» **Material provided**:

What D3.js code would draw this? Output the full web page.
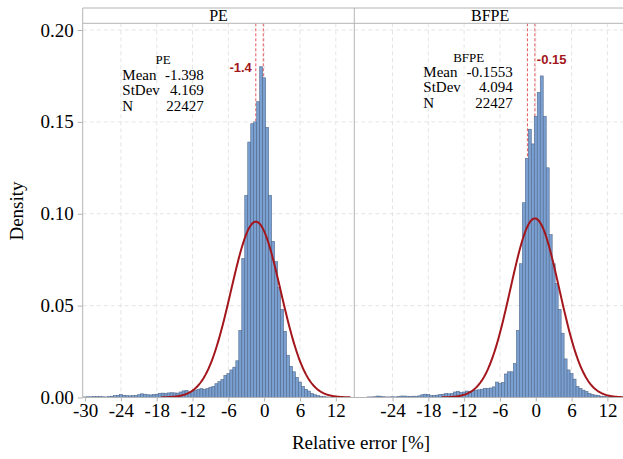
<!DOCTYPE html>
<html>
<head>
<meta charset="utf-8">
<script src="https://cdn.jsdelivr.net/npm/d3@7"></script>
<style>
  body { margin: 0; background: #fff; }
  svg { display: block; }
</style>
</head>
<body>
<svg id="chart" width="623" height="459"></svg>
<script>
// histogram bins: width 0.5, midpoints -30 ... 14.5
const binMids = d3.range(-30, 15, 0.5);

const peDensity = [
  0.0003, 0.0004, 0.0004, 0.0005, 0.0005, 0.0005, 0.0004, 0.0003, 0.0005, 0.0007,
  0.0010, 0.0012, 0.0016, 0.0012, 0.0010, 0.0009, 0.0010, 0.0011, 0.0015, 0.0020,
  0.0018, 0.0015, 0.0014, 0.0016, 0.0018, 0.0022, 0.0024, 0.0023, 0.0025, 0.0026,
  0.0025, 0.0024, 0.0030, 0.0036, 0.0038, 0.0030, 0.0032, 0.0040, 0.0045, 0.0048,
  0.0044, 0.0048, 0.0056, 0.0060, 0.0075, 0.0086, 0.0098, 0.0120, 0.0130, 0.0150,
  0.0165, 0.0200, 0.0365, 0.0756, 0.110, 0.139, 0.149, 0.150, 0.161, 0.180,
  0.174, 0.147, 0.110, 0.085, 0.074, 0.060, 0.048, 0.036, 0.023, 0.017,
  0.014, 0.011, 0.0084, 0.0060, 0.0045, 0.0035, 0.0022, 0.0015, 0.0010, 0.0007,
  0.0005, 0.0003, 0.0002, 0.0001, 0, 0, 0, 0, 0, 0
];

const bfpeDensity = [
  0.0001, 0.0001, 0.0001, 0.0001, 0.0003, 0.0003, 0.0004, 0.0008, 0.0007, 0.0004,
  0.0003, 0.0003, 0.0004, 0.0003, 0.0005, 0.0008, 0.0008, 0.0007, 0.0006, 0.0007,
  0.0007, 0.0009, 0.0015, 0.0018, 0.0016, 0.0010, 0.0011, 0.0013, 0.0016, 0.0018,
  0.0022, 0.0020, 0.0022, 0.0030, 0.0034, 0.0028, 0.0030, 0.0035, 0.0032, 0.0036,
  0.0040, 0.0042, 0.0045, 0.0050, 0.0050, 0.0052, 0.0058, 0.0084, 0.0076, 0.0082,
  0.0128, 0.0140, 0.0140, 0.0184, 0.0365, 0.0728, 0.106, 0.130, 0.146, 0.138,
  0.153, 0.166, 0.175, 0.153, 0.125, 0.0886, 0.0728, 0.062, 0.048, 0.035,
  0.021, 0.015, 0.013, 0.010, 0.006, 0.005, 0.004, 0.0033, 0.0022, 0.0016,
  0.0013, 0.0010, 0.0007, 0.0005, 0.0004, 0.0003, 0.0002, 0.0001, 0.0001, 0
];

const yTicks = [0, 0.05, 0.10, 0.15, 0.20];
const yTickLabels = ["0.00", "0.05", "0.10", "0.15", "0.20"];
const xTicksPE = [-30, -24, -18, -12, -6, 0, 6, 12];
const xTicksBFPE = [-24, -18, -12, -6, 0, 6, 12];
const gridX = [-24, -18, -12, -6, 0, 6, 12];
const meanMarks = [-1.4, -0.15];

const panels = [
  { name: "PE", density: peDensity, mean: -1.398, sd: 4.169, n: 22427,
    stats: ["-1.398", "4.169", "22427"], mark: "-1.4", ticks: xTicksPE },
  { name: "BFPE", density: bfpeDensity, mean: -0.1553, sd: 4.094, n: 22427,
    stats: ["-0.1553", "4.094", "22427"], mark: "-0.15", ticks: xTicksBFPE }
];

// layout
const plotTop = 23.3, plotBottom = 397.5, stripTop = 8;
const panelW = 271.6;
const panelX = [82.7, 354.3];
const boxPos = [
  { title: 163, label: 122.3, value: 203.7, y: [64, 80, 95, 110.5] },
  { title: 468.7, label: 423.3, value: 512.7, y: [61.5, 76.5, 91.5, 107.5] }
];

const serif = "'Liberation Serif', 'Times New Roman', serif";
const sans = "'Liberation Sans', Arial, sans-serif";
const frameColor = "#b4b4b4";

const svg = d3.select("#chart");
svg.append("rect").attr("width", 623).attr("height", 459).attr("fill", "#fff");

const y = d3.scaleLinear().domain([0, 0.2]).range([plotBottom, 30]);

svg.append("defs").selectAll("clipPath")
  .data(panels)
  .join("clipPath")
  .attr("id", (d, i) => "clip" + i)
  .append("rect")
  .attr("x", (d, i) => panelX[i])
  .attr("y", plotTop)
  .attr("width", panelW)
  .attr("height", plotBottom - plotTop);

panels.forEach((p, i) => {
  const x0 = panelX[i];
  const x = d3.scaleLinear().domain([-30.4, 15.1]).range([x0, x0 + panelW]);
  const g = svg.append("g");
  const inner = g.append("g").attr("clip-path", `url(#clip${i})`);

  // grid
  inner.selectAll(".gx").data(gridX).join("line")
    .attr("x1", d => x(d)).attr("x2", d => x(d))
    .attr("y1", plotTop).attr("y2", plotBottom)
    .attr("stroke", "#dedede").attr("stroke-width", 0.8)
    .attr("stroke-dasharray", "4,3");
  inner.selectAll(".gy").data(yTicks.slice(1)).join("line")
    .attr("x1", x0).attr("x2", x0 + panelW)
    .attr("y1", d => y(d)).attr("y2", d => y(d))
    .attr("stroke", "#dedede").attr("stroke-width", 0.8)
    .attr("stroke-dasharray", "4,3");

  // mean reference lines
  inner.selectAll(".mean").data(meanMarks).join("line")
    .attr("x1", d => x(d)).attr("x2", d => x(d))
    .attr("y1", plotTop).attr("y2", plotBottom)
    .attr("stroke", "#e0454b").attr("stroke-width", 0.9)
    .attr("stroke-dasharray", "3,2");

  // histogram
  const bins = binMids.map((m, k) => ({ mid: m, d: p.density[k] })).filter(b => b.d > 0);
  inner.selectAll(".bar").data(bins).join("rect")
    .attr("x", b => x(b.mid - 0.25))
    .attr("width", b => x(b.mid + 0.25) - x(b.mid - 0.25))
    .attr("y", b => y(b.d))
    .attr("height", b => y(0) - y(b.d))
    .attr("fill", "#7aa0d2")
    .attr("stroke", "#52698c")
    .attr("stroke-width", 0.6);

  // fitted normal curve
  const lo = p.mean - 3.8 * p.sd, hi = Math.min(p.mean + 3.8 * p.sd, 15.1);
  const pts = d3.range(lo, hi, (hi - lo) / 200).concat([hi]);
  const pdf = v => Math.exp(-0.5 * ((v - p.mean) / p.sd) ** 2) / (p.sd * Math.sqrt(2 * Math.PI));
  inner.append("path")
    .datum(pts)
    .attr("d", d3.line().x(v => x(v)).y(v => y(pdf(v))))
    .attr("fill", "none")
    .attr("stroke", "#a3161c")
    .attr("stroke-width", 2);

  // mean label
  const markX = +p.mark;
  g.append("text")
    .attr("x", i === 0 ? x(markX) - 4 : x(markX) + 2)
    .attr("y", i === 0 ? 72 : 64)
    .attr("text-anchor", i === 0 ? "end" : "start")
    .attr("font-family", sans).attr("font-size", 13).attr("font-weight", "bold")
    .attr("fill", "#a3161c")
    .text(p.mark);

  // stats box
  const b = boxPos[i];
  g.append("text").attr("x", b.title).attr("y", b.y[0])
    .attr("text-anchor", "middle").attr("font-family", serif).attr("font-size", 13)
    .text(p.name);
  ["Mean", "StDev", "N"].forEach((lab, k) => {
    g.append("text").attr("x", b.label).attr("y", b.y[k + 1])
      .attr("font-family", serif).attr("font-size", 15).text(lab);
    g.append("text").attr("x", b.value).attr("y", b.y[k + 1])
      .attr("text-anchor", "end").attr("font-family", serif).attr("font-size", 15)
      .text(p.stats[k]);
  });

  // strip header
  g.append("text").attr("x", x0 + panelW / 2).attr("y", 20.5)
    .attr("text-anchor", "middle").attr("font-family", serif).attr("font-size", 16)
    .text(p.name);

  // x axis
  const xAxis = d3.axisBottom(x).tickValues(p.ticks).tickSize(4).tickPadding(2)
    .tickFormat(d => d);
  const ax = g.append("g").attr("transform", `translate(0,${plotBottom})`).call(xAxis);
  ax.select(".domain").remove();
  ax.selectAll("line").attr("stroke", frameColor);
  ax.selectAll("text").attr("font-family", serif).attr("font-size", 19).attr("fill", "#000")
    .text(d => d < 0 ? "-" + Math.abs(d) : d);
});

// frames
const frame = svg.append("g").attr("stroke", frameColor).attr("stroke-width", 1).attr("fill", "none");
frame.append("line").attr("x1", panelX[0]).attr("x2", 623).attr("y1", stripTop).attr("y2", stripTop);
frame.append("line").attr("x1", panelX[0]).attr("x2", 623).attr("y1", plotTop).attr("y2", plotTop);
frame.append("line").attr("x1", panelX[0]).attr("x2", 623).attr("y1", plotBottom).attr("y2", plotBottom);
[panelX[0], panelX[1], panelX[1] + panelW].forEach(v => {
  frame.append("line").attr("x1", v).attr("x2", v).attr("y1", stripTop).attr("y2", plotBottom);
});

// y axis
const yAxis = d3.axisLeft(y).tickValues(yTicks).tickSize(5).tickPadding(4)
  .tickFormat((d, k) => yTickLabels[k]);
const yg = svg.append("g").attr("transform", `translate(${panelX[0]},0)`).call(yAxis);
yg.select(".domain").remove();
yg.selectAll("line").attr("stroke", frameColor);
yg.selectAll("text").attr("font-family", serif).attr("font-size", 19).attr("fill", "#000");

// axis titles
svg.append("text").attr("x", 361).attr("y", 449)
  .attr("text-anchor", "middle").attr("font-family", serif).attr("font-size", 19)
  .text("Relative error [%]");
svg.append("text")
  .attr("transform", "translate(23,211) rotate(-90)")
  .attr("text-anchor", "middle").attr("font-family", serif).attr("font-size", 19)
  .text("Density");
</script>
</body>
</html>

» **Problem details**:
Repeat, word for word and with no pictures, only the lines running from the beginning of the data to the line that contains "const binMids = d3.range(-30, 15, 0.5);".

» **Expected answer**:
What D3.js code would draw this? Output the full web page.
<!DOCTYPE html>
<html>
<head>
<meta charset="utf-8">
<script src="https://cdn.jsdelivr.net/npm/d3@7"></script>
<style>
  body { margin: 0; background: #fff; }
  svg { display: block; }
</style>
</head>
<body>
<svg id="chart" width="623" height="459"></svg>
<script>
// histogram bins: width 0.5, midpoints -30 ... 14.5
const binMids = d3.range(-30, 15, 0.5);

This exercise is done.